Sometimes the moments that challenge us the most, define us



Deena Kastor

Saturday, October 23, 2010

Fast Car

I will be gone for about ten days without a computer so I thought I would write something before we left. We are going on a road trip to a number of places, the Grand Canyon being one of them. I have never been there and I am very excited. I like to see proof that the unimaginable does exist and I forsee that happening when we are there. Soon we will have the car packed and our dog Max settled and be on our way. Hopefully, I will get some running in during the trip :)

Last week I was listening to some older cd's that I haven't heard in a while. One of them I will admit was straight from the 80's by Whitney Housten. I am not embarrassed at all to say that I still know the words to most of the songs on that cd. It wasn't event originally sold as a cd-it was a cassette tape.  The other was a Tracy Chapman which had the song "Fast Car" on it. Does anyone remember that song? Of course you do.....that song is unforgettable. Of all the music I listen to that song is my favorite-hands down-no exceptions.

The reason I am bringing it up is because I believe it speaks so much to what I believe to be the most important gift that anyone can be given: Hope. If you listen to the lyrics you will notice that the woman in the song continues to struggle in life but she never gives up-she has hope that life will get better.  And it does. If I hear it correctly she ends up telling her boyfriend or husband to "take your fast car and keep and driving". Well, however you interpret the song, and I am sure there are many interpretations, I think it is about continuing to have hope despite the difficulties you face in life.

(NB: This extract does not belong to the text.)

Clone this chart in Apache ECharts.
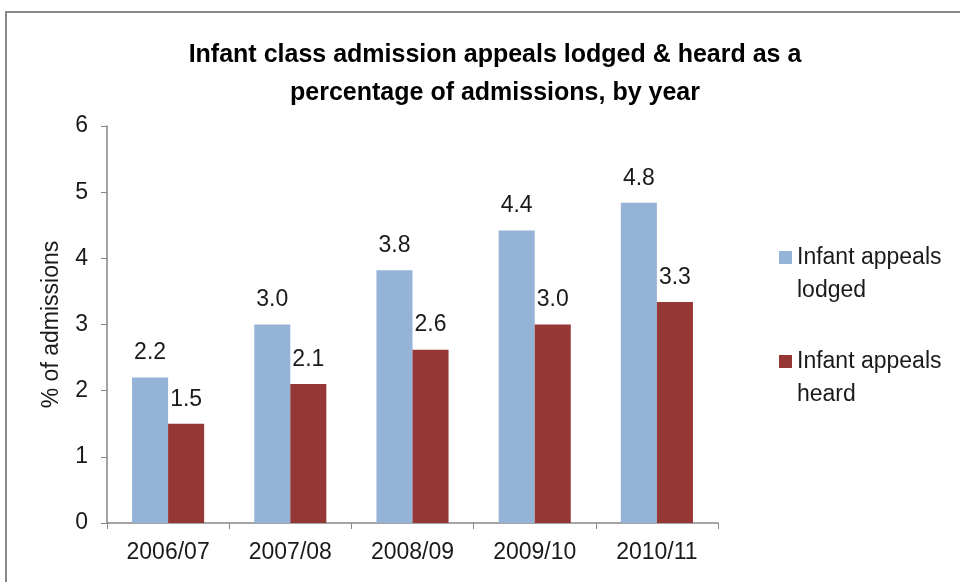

I had a professor in college who once spent an entire class  session on the importance of having hope in one's life. The class was actually about how drug addiction often causes people to give up hope and therefore continue to do drugs because they feel that life is, well, hopeless. People often don't believe that they are capable of having a different life or that life is even worth living if there's nothing to hope for. Abused children and teens feel this way sometimes.  Maybe more than sometimes.

We as adults are responsible for giving hope to children and teens who have been abused.  They have to know that there is hope, that there is a way to have another life other than drugs or suicide, or even prostitution.  Maybe everyone needs a fast car to "have a feeling that I belonged", to "have a feeling I could be someone".  Ah, the 80's, they were great times weren't they?